= WORK REQUIRED =
Reproduce each line of the material exactly, minus any picture.

= SOURCE MATERIAL =

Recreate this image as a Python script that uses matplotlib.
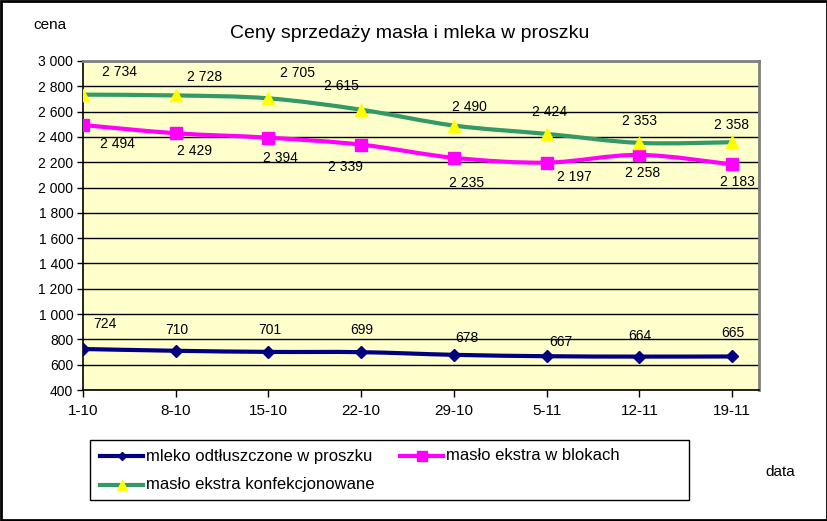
import numpy as np
import matplotlib
matplotlib.use("Agg")
import matplotlib.pyplot as plt
from matplotlib.path import Path
from matplotlib.patches import PathPatch, Rectangle
from matplotlib.lines import Line2D

plt.rcParams["font.family"] = ["Liberation Sans", "DejaVu Sans"]

dates = ["1-10", "8-10", "15-10", "22-10", "29-10", "5-11", "12-11", "19-11"]
mleko = [724, 710, 701, 699, 678, 667, 664, 665]
maslo_bloki = [2494, 2429, 2394, 2339, 2235, 2197, 2258, 2183]
maslo_konf = [2734, 2728, 2705, 2615, 2490, 2424, 2353, 2358]

# label offsets in pixels (dx, dy up)
off_mleko = [(22, 25), (1, 21), (1, 22), (1, 22), (13, 17), (14, 14), (0, 21), (1, 23)]
off_bloki = [(34, -19), (19, -18), (12, -20), (-16, -22), (13, -25), (28, -14), (3, -18), (5, -18)]
off_konf = [(37, 23), (29, 18), (29, 25), (-20, 24), (16, 19), (3, 22), (0, 22), (-1, 17)]

W, H = 828, 521


def fmt(v):
    return f"{v:,}".replace(",", " ")


def smooth_path(x, y):
    # Catmull-Rom style bezier through data points (Excel "smoothed line")
    x = np.asarray(x, float)
    y = np.asarray(y, float)
    verts = [(x[0], y[0])]
    codes = [Path.MOVETO]
    n = len(x)
    for i in range(n - 1):
        p0 = i - 1 if i > 0 else i
        p3 = i + 2 if i + 2 < n else i + 1
        c1 = (x[i] + (x[i + 1] - x[p0]) / 6, y[i] + (y[i + 1] - y[p0]) / 6)
        c2 = (x[i + 1] - (x[p3] - x[i]) / 6, y[i + 1] - (y[p3] - y[i]) / 6)
        verts += [c1, c2, (x[i + 1], y[i + 1])]
        codes += [Path.CURVE4] * 3
    return Path(verts, codes)


def fx(px):
    return px / W


def fy(py):
    return 1 - py / H


fig = plt.figure(figsize=(W / 100, H / 100), dpi=100)
ax = fig.add_axes([fx(83), fy(390), (759 - 83) / W, (390 - 61) / H])
ax.set_facecolor("#FFFFCC")

xs = np.arange(len(dates))
series = [
    (mleko, "#000080", "D", "#000080", 6, off_mleko, "mleko odtłuszczone w proszku"),
    (maslo_bloki, "#FF00FF", "s", "#FF00FF", 9, off_bloki, "masło ekstra w blokach"),
    (maslo_konf, "#339966", "^", "#FFFF00", 9, off_konf, "masło ekstra konfekcjonowane"),
]
for vals, col, mk, mcol, ms, offs, name in series:
    ax.add_patch(PathPatch(smooth_path(xs, vals), fill=False, edgecolor=col,
                           lw=3, zorder=3, capstyle="round", joinstyle="round"))
    ax.plot(xs, vals, ls="none", marker=mk, ms=ms, color=mcol, mec=mcol, zorder=4)
    for xi, v, (dx, dy) in zip(xs, vals, offs):
        ax.annotate(fmt(v), (xi, v), xytext=(dx, dy), textcoords="offset pixels",
                    ha="center", va="center", fontsize=10, zorder=5)

ax.set_xlim(0, 7.29)
ax.set_ylim(400, 3000)
ax.set_yticks(range(400, 3001, 200))
ax.set_yticklabels([fmt(v) for v in range(400, 3001, 200)], fontsize=10)
ax.set_xticks(xs)
ax.set_xticklabels(dates, fontsize=11)
ax.grid(axis="y", color="black", lw=1)
ax.set_axisbelow(True)
ax.tick_params(axis="y", length=4, width=1, pad=3)
ax.tick_params(axis="x", length=5, width=1, pad=5)
for s in ("top", "right"):
    ax.spines[s].set_color("#808080")
    ax.spines[s].set_linewidth(2)
for s in ("left", "bottom"):
    ax.spines[s].set_color("black")
    ax.spines[s].set_linewidth(1.2)

fig.text(fx(410), fy(33), "Ceny sprzedaży masła i mleka w proszku",
         ha="center", va="center", fontsize=14)
fig.text(fx(50), fy(25), "cena", ha="center", va="center", fontsize=11)
fig.text(fx(780), fy(472), "data", ha="center", va="center", fontsize=11)

# legend box (Excel style, row-major)
fig.patches.append(Rectangle((fx(90), fy(500)), (689 - 90) / W, (500 - 440) / H,
                             transform=fig.transFigure, fill=False,
                             edgecolor="black", lw=1))
slots = [(100, 456), (400, 456), (100, 485)]
for (vals, col, mk, mcol, ms, offs, name), (lx, ly) in zip(series, slots):
    fig.lines.append(Line2D([fx(lx), fx(lx + 43)], [fy(ly), fy(ly)], color=col, lw=3,
                            transform=fig.transFigure))
    fig.lines.append(Line2D([fx(lx + 21.5)], [fy(ly)], marker=mk, ms=ms * 0.75,
                            color=mcol, mec=mcol, ls="none",
                            transform=fig.transFigure))
    fig.text(fx(lx + 46), fy(ly), name, ha="left", va="center", fontsize=12)

fig.patches.append(Rectangle((0.001, 0.001), 0.998, 0.997, transform=fig.transFigure,
                             fill=False, edgecolor="black", lw=2))

fig.savefig("out.png", dpi=100)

= WORKED SOLUTION =
Recreate this image as a Python script that uses matplotlib.
import numpy as np
import matplotlib
matplotlib.use("Agg")
import matplotlib.pyplot as plt
from matplotlib.path import Path
from matplotlib.patches import PathPatch, Rectangle
from matplotlib.lines import Line2D

plt.rcParams["font.family"] = ["Liberation Sans", "DejaVu Sans"]

dates = ["1-10", "8-10", "15-10", "22-10", "29-10", "5-11", "12-11", "19-11"]
mleko = [724, 710, 701, 699, 678, 667, 664, 665]
maslo_bloki = [2494, 2429, 2394, 2339, 2235, 2197, 2258, 2183]
maslo_konf = [2734, 2728, 2705, 2615, 2490, 2424, 2353, 2358]

# label offsets in pixels (dx, dy up)
off_mleko = [(22, 25), (1, 21), (1, 22), (1, 22), (13, 17), (14, 14), (0, 21), (1, 23)]
off_bloki = [(34, -19), (19, -18), (12, -20), (-16, -22), (13, -25), (28, -14), (3, -18), (5, -18)]
off_konf = [(37, 23), (29, 18), (29, 25), (-20, 24), (16, 19), (3, 22), (0, 22), (-1, 17)]

W, H = 828, 521


def fmt(v):
    return f"{v:,}".replace(",", " ")


def smooth_path(x, y):
    # Catmull-Rom style bezier through data points (Excel "smoothed line")
    x = np.asarray(x, float)
    y = np.asarray(y, float)
    verts = [(x[0], y[0])]
    codes = [Path.MOVETO]
    n = len(x)
    for i in range(n - 1):
        p0 = i - 1 if i > 0 else i
        p3 = i + 2 if i + 2 < n else i + 1
        c1 = (x[i] + (x[i + 1] - x[p0]) / 6, y[i] + (y[i + 1] - y[p0]) / 6)
        c2 = (x[i + 1] - (x[p3] - x[i]) / 6, y[i + 1] - (y[p3] - y[i]) / 6)
        verts += [c1, c2, (x[i + 1], y[i + 1])]
        codes += [Path.CURVE4] * 3
    return Path(verts, codes)


def fx(px):
    return px / W


def fy(py):
    return 1 - py / H


fig = plt.figure(figsize=(W / 100, H / 100), dpi=100)
ax = fig.add_axes([fx(83), fy(390), (759 - 83) / W, (390 - 61) / H])
ax.set_facecolor("#FFFFCC")

xs = np.arange(len(dates))
series = [
    (mleko, "#000080", "D", "#000080", 6, off_mleko, "mleko odtłuszczone w proszku"),
    (maslo_bloki, "#FF00FF", "s", "#FF00FF", 9, off_bloki, "masło ekstra w blokach"),
    (maslo_konf, "#339966", "^", "#FFFF00", 9, off_konf, "masło ekstra konfekcjonowane"),
]
for vals, col, mk, mcol, ms, offs, name in series:
    ax.add_patch(PathPatch(smooth_path(xs, vals), fill=False, edgecolor=col,
                           lw=3, zorder=3, capstyle="round", joinstyle="round"))
    ax.plot(xs, vals, ls="none", marker=mk, ms=ms, color=mcol, mec=mcol, zorder=4)
    for xi, v, (dx, dy) in zip(xs, vals, offs):
        ax.annotate(fmt(v), (xi, v), xytext=(dx, dy), textcoords="offset pixels",
                    ha="center", va="center", fontsize=10, zorder=5)

ax.set_xlim(0, 7.29)
ax.set_ylim(400, 3000)
ax.set_yticks(range(400, 3001, 200))
ax.set_yticklabels([fmt(v) for v in range(400, 3001, 200)], fontsize=10)
ax.set_xticks(xs)
ax.set_xticklabels(dates, fontsize=11)
ax.grid(axis="y", color="black", lw=1)
ax.set_axisbelow(True)
ax.tick_params(axis="y", length=4, width=1, pad=3)
ax.tick_params(axis="x", length=5, width=1, pad=5)
for s in ("top", "right"):
    ax.spines[s].set_color("#808080")
    ax.spines[s].set_linewidth(2)
for s in ("left", "bottom"):
    ax.spines[s].set_color("black")
    ax.spines[s].set_linewidth(1.2)

fig.text(fx(410), fy(33), "Ceny sprzedaży masła i mleka w proszku",
         ha="center", va="center", fontsize=14)
fig.text(fx(50), fy(25), "cena", ha="center", va="center", fontsize=11)
fig.text(fx(780), fy(472), "data", ha="center", va="center", fontsize=11)

# legend box (Excel style, row-major)
fig.patches.append(Rectangle((fx(90), fy(500)), (689 - 90) / W, (500 - 440) / H,
                             transform=fig.transFigure, fill=False,
                             edgecolor="black", lw=1))
slots = [(100, 456), (400, 456), (100, 485)]
for (vals, col, mk, mcol, ms, offs, name), (lx, ly) in zip(series, slots):
    fig.lines.append(Line2D([fx(lx), fx(lx + 43)], [fy(ly), fy(ly)], color=col, lw=3,
                            transform=fig.transFigure))
    fig.lines.append(Line2D([fx(lx + 21.5)], [fy(ly)], marker=mk, ms=ms * 0.75,
                            color=mcol, mec=mcol, ls="none",
                            transform=fig.transFigure))
    fig.text(fx(lx + 46), fy(ly), name, ha="left", va="center", fontsize=12)

fig.patches.append(Rectangle((0.001, 0.001), 0.998, 0.997, transform=fig.transFigure,
                             fill=False, edgecolor="black", lw=2))

fig.savefig("out.png", dpi=100)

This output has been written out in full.